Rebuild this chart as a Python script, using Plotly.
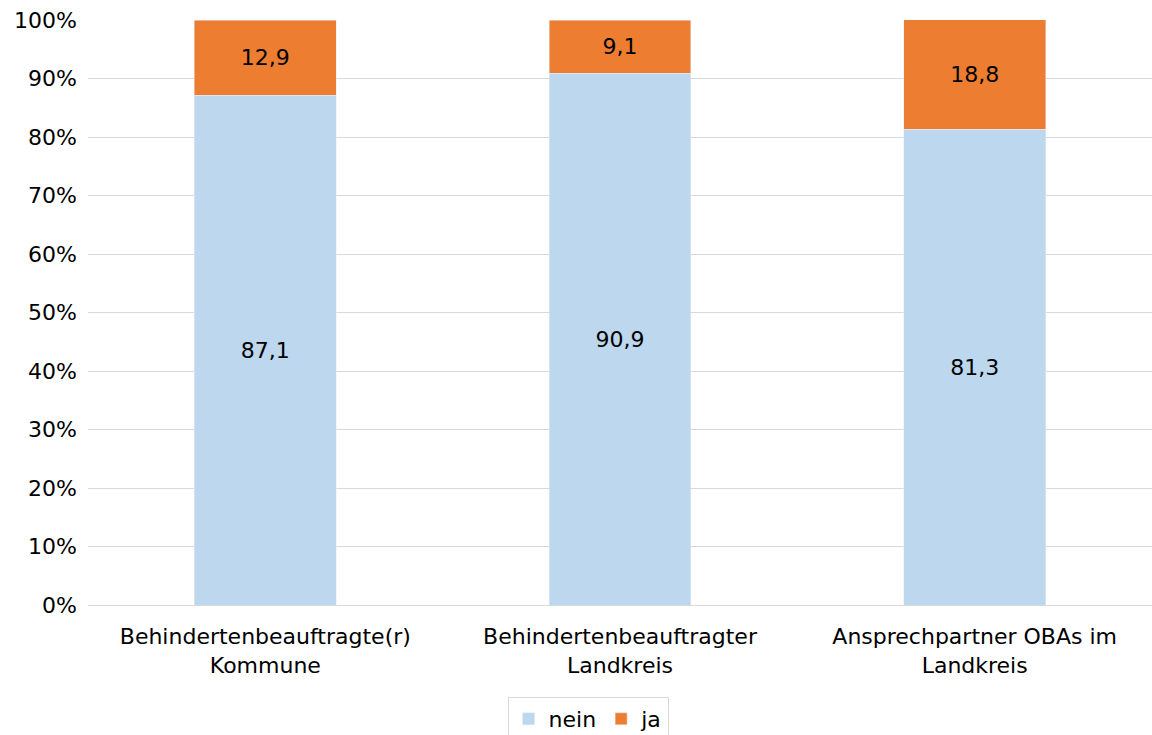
import plotly.graph_objects as go

categories = ["Behindertenbeauftragte(r)<br>Kommune",
              "Behindertenbeauftragter<br>Landkreis",
              "Ansprechpartner OBAs im<br>Landkreis"]
nein = [87.1, 90.9, 81.3]
ja = [12.9, 9.1, 18.8]
y_ticks = [0, 10, 20, 30, 40, 50, 60, 70, 80, 90, 100]
y_tick_labels = [f"{v}%" for v in y_ticks]

FONT = "DejaVu Sans"
FS = 22

fig = go.Figure()
fig.add_trace(go.Bar(name="nein", x=categories, y=nein, marker_color="#BDD7EE",
                     texttemplate="%{y:.1f}", textposition="inside",
                     insidetextanchor="middle",
                     textfont=dict(color="#000000", size=FS, family=FONT)))
fig.add_trace(go.Bar(name="ja", x=categories, y=ja, marker_color="#ED7D31",
                     texttemplate="%{y:.1f}", textposition="inside",
                     insidetextanchor="middle",
                     textfont=dict(color="#000000", size=FS, family=FONT)))

fig.update_layout(
    barmode="stack",
    bargap=0.6,
    width=1152, height=735,
    margin=dict(l=88, r=0, t=20, b=130, autoexpand=False),
    plot_bgcolor="white", paper_bgcolor="white",
    separators=",.",
    font=dict(family=FONT, size=FS, color="#000000"),
    legend=dict(orientation="h", x=0.47, xanchor="center",
                yref="container", y=1 - 697 / 735, yanchor="top",
                bordercolor="#D9D9D9", borderwidth=1, font=dict(size=FS),
                traceorder="normal", itemwidth=30),
    xaxis=dict(showline=True, linecolor="#D9D9D9", linewidth=1, ticks="",
               tickfont=dict(size=FS), automargin=False,
               ticklabelstandoff=12),
    yaxis=dict(range=[0, 100], tickmode="array", tickvals=y_ticks,
               ticktext=y_tick_labels, automargin=False,
               showgrid=True, gridcolor="#D9D9D9", gridwidth=1,
               zeroline=False, ticks="", tickfont=dict(size=FS),
               ticklabelstandoff=10),
)

fig.write_html("out.html")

*Problem details*: Write out each line again precisely as it appears, skipping every picture.

*Exercise solution*:
Rebuild this chart as a Python script, using Plotly.
import plotly.graph_objects as go

categories = ["Behindertenbeauftragte(r)<br>Kommune",
              "Behindertenbeauftragter<br>Landkreis",
              "Ansprechpartner OBAs im<br>Landkreis"]
nein = [87.1, 90.9, 81.3]
ja = [12.9, 9.1, 18.8]
y_ticks = [0, 10, 20, 30, 40, 50, 60, 70, 80, 90, 100]
y_tick_labels = [f"{v}%" for v in y_ticks]

FONT = "DejaVu Sans"
FS = 22

fig = go.Figure()
fig.add_trace(go.Bar(name="nein", x=categories, y=nein, marker_color="#BDD7EE",
                     texttemplate="%{y:.1f}", textposition="inside",
                     insidetextanchor="middle",
                     textfont=dict(color="#000000", size=FS, family=FONT)))
fig.add_trace(go.Bar(name="ja", x=categories, y=ja, marker_color="#ED7D31",
                     texttemplate="%{y:.1f}", textposition="inside",
                     insidetextanchor="middle",
                     textfont=dict(color="#000000", size=FS, family=FONT)))

fig.update_layout(
    barmode="stack",
    bargap=0.6,
    width=1152, height=735,
    margin=dict(l=88, r=0, t=20, b=130, autoexpand=False),
    plot_bgcolor="white", paper_bgcolor="white",
    separators=",.",
    font=dict(family=FONT, size=FS, color="#000000"),
    legend=dict(orientation="h", x=0.47, xanchor="center",
                yref="container", y=1 - 697 / 735, yanchor="top",
                bordercolor="#D9D9D9", borderwidth=1, font=dict(size=FS),
                traceorder="normal", itemwidth=30),
    xaxis=dict(showline=True, linecolor="#D9D9D9", linewidth=1, ticks="",
               tickfont=dict(size=FS), automargin=False,
               ticklabelstandoff=12),
    yaxis=dict(range=[0, 100], tickmode="array", tickvals=y_ticks,
               ticktext=y_tick_labels, automargin=False,
               showgrid=True, gridcolor="#D9D9D9", gridwidth=1,
               zeroline=False, ticks="", tickfont=dict(size=FS),
               ticklabelstandoff=10),
)

fig.write_html("out.html")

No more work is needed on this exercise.